For some years now, newcomers to photography have never known what it was like to take photos, finish 'the roll', take it to be developed and then, often several days later, pick up the resulting prints.
Ahhhhh such levels of excitement and expectation ! It was like a mini Christmas morning for me every time. What would I get ? Would I like what I'd get ? Would I even get what I'd taken or what some stranger had taken and if so, how exciting would THOSE photos be ??!!
Then there were those times when I'd find a roll down the sides of the sofa and have no idea what might be on it. If there was a little bit sticking out of the canister, then it was unexposed and what joy. Photos still to be taken. No bit sticking out meant the roll had already been exposed and unknown photos were awaiting. Even more joy.
Yes all things were possible. After picking up my prints and checking they WERE actually my prints, then I'd flip quickly through them to count how many of the 24 or 36 had 'come out.' This flip through would also reveal if I'd received the dreaded yellow sticker saying a photo was over or under exposed and so hardly worth printing but in order to give the processing staff a good old laugh and teach me a lesson, they'd printed it anyway. Ohhhh the shame !
Sometimes anger replaced shame as I felt the staff should've known that leaving the lens cap on was a genuine photographic technique which had to be regularly practised to get it just right !
In my little home town of Ballymoney in Norn Iron, I took my filim (sic) to the local chemist for processing. No Supasnaps or Truprint in those sepia days. Usually it took over a week to get the results back and despite knowing this, I'd be in every day to check for them to be ready. What the hell did they do ? One print a day ? Where did they send them ? Mongolia ?
Knowing that every photo cost money and that the wait to see the results took so long certainly focused the mind as well as the camera lens. Many potential shots were lined up in the viewfinder but few were chosen. Many were lined up upside down as well but that's going back even further and was a characteristic of the Box Brownie I started with. The original black box recorder. When I see kids turning their compact cameras and smart phones around to take self portraits and complaining how hard it is, I feel like saying.....try doing THAT with a Box Brownie !
I remember the Brownie shutter being activated via a little metal lever on the side of the box that one moved down and the mechanism made a satisfying click when the lever sprung back up and the photo was taken. Then you knew you'd just spent 5p or whatever it cost per photo and for another 10p each you would see the result sometime the following week.
By the time I went to boarding school, the photographic bug had me gripped. I was over the moon when I discovered the school had a Photographic Society with its own darkroom and phase 2 of my hobby could start.......processing my own filims. Such fun.
The first print I ever developed was sadly consigned to the waste bin many decades ago but, unlike most things, I do remember it. It was a photo of the front of the school church as, with the mountain in the background and the recently completed church brickwork still gleaming in the late summer sunshine, it was a 'must take' Kodak shot. With the filim developed, I lined up the negative in the enlarger and composed the print I wanted. I turned off the enlarger light and in the red glow from the safety light, I removed a sheet of photographic paper from its protective black envelope and placed it carefully on the frame under the enlarger lens.

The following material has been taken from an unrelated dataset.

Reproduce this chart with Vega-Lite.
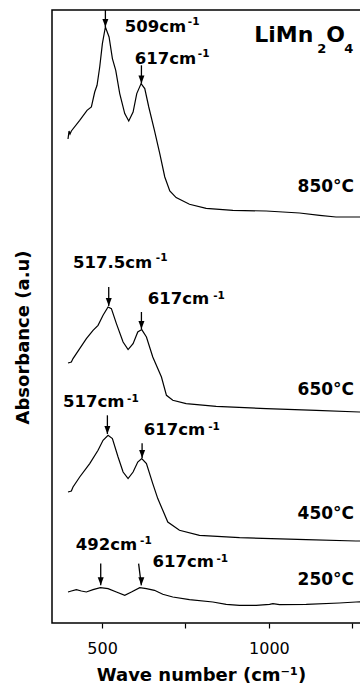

I flicked the enlarger switch and light flowed from it, through the lens and down onto the paper below.
"One elephant, two elephant, three elephant, four elephant, five elephant............"
(Doesn't everyone count seconds using elephants ??)
Finally after a few more elephants, I flicked off the enlarger light and took a long deep breath. Bathed in a red glow, I picked up the seemingly blank sheet of photographic paper (A4 Matt Bromide or something) and carefully placed it into the shallow bath of developing liquid.....which we in the trade called developer.
I tilted the tray from side to side to slosh the precious liquid over the print and bent closer to watch the miracle unfolding before my very eyes. Small details started to appear as if by magic. Little by little the school church and its surroundings developed until (and herein lies the skill of the DIY developer) I picked the moment when it had developed enough and using a pair of tongs, I quickly whipped it out and into the stop bath which for us, was just a tray of water. This would clear the developer off the print and stop further processing. After a few seconds of swishing the print in the water tray, it would be moved along into a tray of fixing liquid (yes you've guessed it....known as fixer to us professionals) to seal the image so that it could be looked at in proper light without turning black.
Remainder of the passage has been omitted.